Starting from the top of the material, restate each line exactly until the line that contains "markeredgecolor='#008000', ax=ax)", which is also copied. Pictures are excluded.

——————————

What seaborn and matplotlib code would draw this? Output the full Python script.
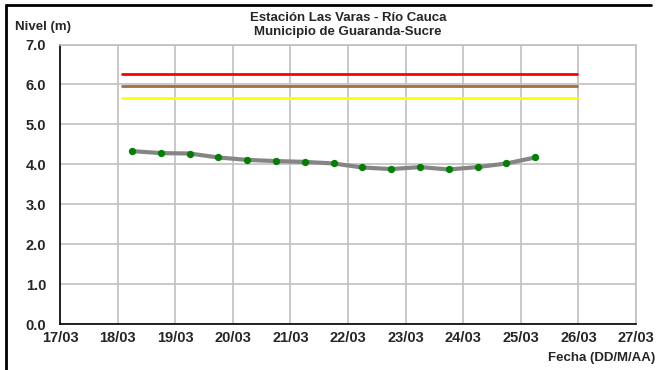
import matplotlib
matplotlib.use("Agg")
import matplotlib.pyplot as plt
import matplotlib.dates as mdates
from matplotlib.lines import Line2D
import pandas as pd
import seaborn as sns

# nivel observado cada 12 h
fechas = ['2011-03-18 06:00', '2011-03-18 18:00', '2011-03-19 06:00', '2011-03-19 18:00',
          '2011-03-20 06:00', '2011-03-20 18:00', '2011-03-21 06:00', '2011-03-21 18:00',
          '2011-03-22 06:00', '2011-03-22 18:00', '2011-03-23 06:00', '2011-03-23 18:00',
          '2011-03-24 06:00', '2011-03-24 18:00', '2011-03-25 06:00']
nivel = [4.33, 4.28, 4.27, 4.17, 4.11, 4.08, 4.06, 4.02,
         3.92, 3.88, 3.93, 3.87, 3.93, 4.02, 4.17]

# umbrales
umbral_ini = '2011-03-18 02:00'
umbral_fin = '2011-03-25 23:30'
umbral_rojo = 6.25
umbral_naranja = 5.95
umbral_amarillo = 5.65

titulo1 = 'Estación Las Varas - Río Cauca'
titulo2 = 'Municipio de Guaranda-Sucre'

sns.set_style('white')
plt.rcParams['font.family'] = ['Liberation Sans', 'DejaVu Sans']

df = pd.DataFrame({'fecha': pd.to_datetime(fechas), 'nivel': nivel})
df_umb = pd.DataFrame({
    'fecha': pd.to_datetime([umbral_ini, umbral_fin] * 3),
    'nivel': [umbral_rojo] * 2 + [umbral_naranja] * 2 + [umbral_amarillo] * 2,
    'tipo': ['rojo'] * 2 + ['naranja'] * 2 + ['amarillo'] * 2,
})

fig = plt.figure(figsize=(6.6, 3.7), dpi=100)
ax = fig.add_axes([60 / 660, 1 - 324 / 370, 576 / 660, 279.5 / 370])

sns.lineplot(data=df_umb, x='fecha', y='nivel', hue='tipo',
             palette={'rojo': '#ff0000', 'naranja': '#a0703a', 'amarillo': '#ffff00'},
             linewidth=2, legend=False, ax=ax)
sns.lineplot(data=df, x='fecha', y='nivel', color='#858585', linewidth=3,
             marker='o', markersize=4.5, markerfacecolor='#008000',
             markeredgecolor='#008000', ax=ax)

ax.set_xlim(pd.Timestamp('2011-03-17'), pd.Timestamp('2011-03-27'))
ax.set_ylim(0, 7)
ax.xaxis.set_major_locator(mdates.DayLocator())
ax.xaxis.set_major_formatter(mdates.DateFormatter('%d/%m'))
ax.set_yticks(range(0, 8))
ax.set_yticklabels([f'{v:.1f}' for v in range(0, 8)])
ax.grid(True, color='#c0c0c0', linewidth=1.2)
ax.set_axisbelow(True)
ax.set_xlabel('')
ax.set_ylabel('')
for s in ['top', 'right']:
    ax.spines[s].set_color('#c0c0c0')
    ax.spines[s].set_linewidth(1.2)
for s in ['left', 'bottom']:
    ax.spines[s].set_color('black')
    ax.spines[s].set_linewidth(1.2)
ax.tick_params(axis='both', direction='out', length=4, width=1, color='black',
               labelsize=10.5)
ax.tick_params(axis='x', pad=1)
ax.tick_params(axis='y', pad=6)
for lbl in ax.get_xticklabels() + ax.get_yticklabels():
    lbl.set_fontweight('bold')

fig.text(348 / 660, 1 - 18 / 370, titulo1, ha='center', va='center',
         fontsize=9.5, fontweight='bold')
fig.text(348 / 660, 1 - 32 / 370, titulo2, ha='center', va='center',
         fontsize=9.5, fontweight='bold')
fig.text(15 / 660, 1 - 27 / 370, 'Nivel (m)', ha='left', va='center',
         fontsize=9.5, fontweight='bold')
fig.text(655 / 660, 1 - 358 / 370, 'Fecha (DD/M/AA)', ha='right', va='center',
         fontsize=9.5, fontweight='bold')

# marco
fig.add_artist(Line2D([6 / 660, 651 / 660], [1 - 5 / 370, 1 - 5 / 370],
                      transform=fig.transFigure, color='black', linewidth=2))
fig.add_artist(Line2D([6 / 660, 6 / 660], [1 - 5 / 370, 0],
                      transform=fig.transFigure, color='black', linewidth=2))

fig.savefig('out.png', dpi=100)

——————————

**Response:**
What seaborn and matplotlib code would draw this? Output the full Python script.
import matplotlib
matplotlib.use("Agg")
import matplotlib.pyplot as plt
import matplotlib.dates as mdates
from matplotlib.lines import Line2D
import pandas as pd
import seaborn as sns

# nivel observado cada 12 h
fechas = ['2011-03-18 06:00', '2011-03-18 18:00', '2011-03-19 06:00', '2011-03-19 18:00',
          '2011-03-20 06:00', '2011-03-20 18:00', '2011-03-21 06:00', '2011-03-21 18:00',
          '2011-03-22 06:00', '2011-03-22 18:00', '2011-03-23 06:00', '2011-03-23 18:00',
          '2011-03-24 06:00', '2011-03-24 18:00', '2011-03-25 06:00']
nivel = [4.33, 4.28, 4.27, 4.17, 4.11, 4.08, 4.06, 4.02,
         3.92, 3.88, 3.93, 3.87, 3.93, 4.02, 4.17]

# umbrales
umbral_ini = '2011-03-18 02:00'
umbral_fin = '2011-03-25 23:30'
umbral_rojo = 6.25
umbral_naranja = 5.95
umbral_amarillo = 5.65

titulo1 = 'Estación Las Varas - Río Cauca'
titulo2 = 'Municipio de Guaranda-Sucre'

sns.set_style('white')
plt.rcParams['font.family'] = ['Liberation Sans', 'DejaVu Sans']

df = pd.DataFrame({'fecha': pd.to_datetime(fechas), 'nivel': nivel})
df_umb = pd.DataFrame({
    'fecha': pd.to_datetime([umbral_ini, umbral_fin] * 3),
    'nivel': [umbral_rojo] * 2 + [umbral_naranja] * 2 + [umbral_amarillo] * 2,
    'tipo': ['rojo'] * 2 + ['naranja'] * 2 + ['amarillo'] * 2,
})

fig = plt.figure(figsize=(6.6, 3.7), dpi=100)
ax = fig.add_axes([60 / 660, 1 - 324 / 370, 576 / 660, 279.5 / 370])

sns.lineplot(data=df_umb, x='fecha', y='nivel', hue='tipo',
             palette={'rojo': '#ff0000', 'naranja': '#a0703a', 'amarillo': '#ffff00'},
             linewidth=2, legend=False, ax=ax)
sns.lineplot(data=df, x='fecha', y='nivel', color='#858585', linewidth=3,
             marker='o', markersize=4.5, markerfacecolor='#008000',
             markeredgecolor='#008000', ax=ax)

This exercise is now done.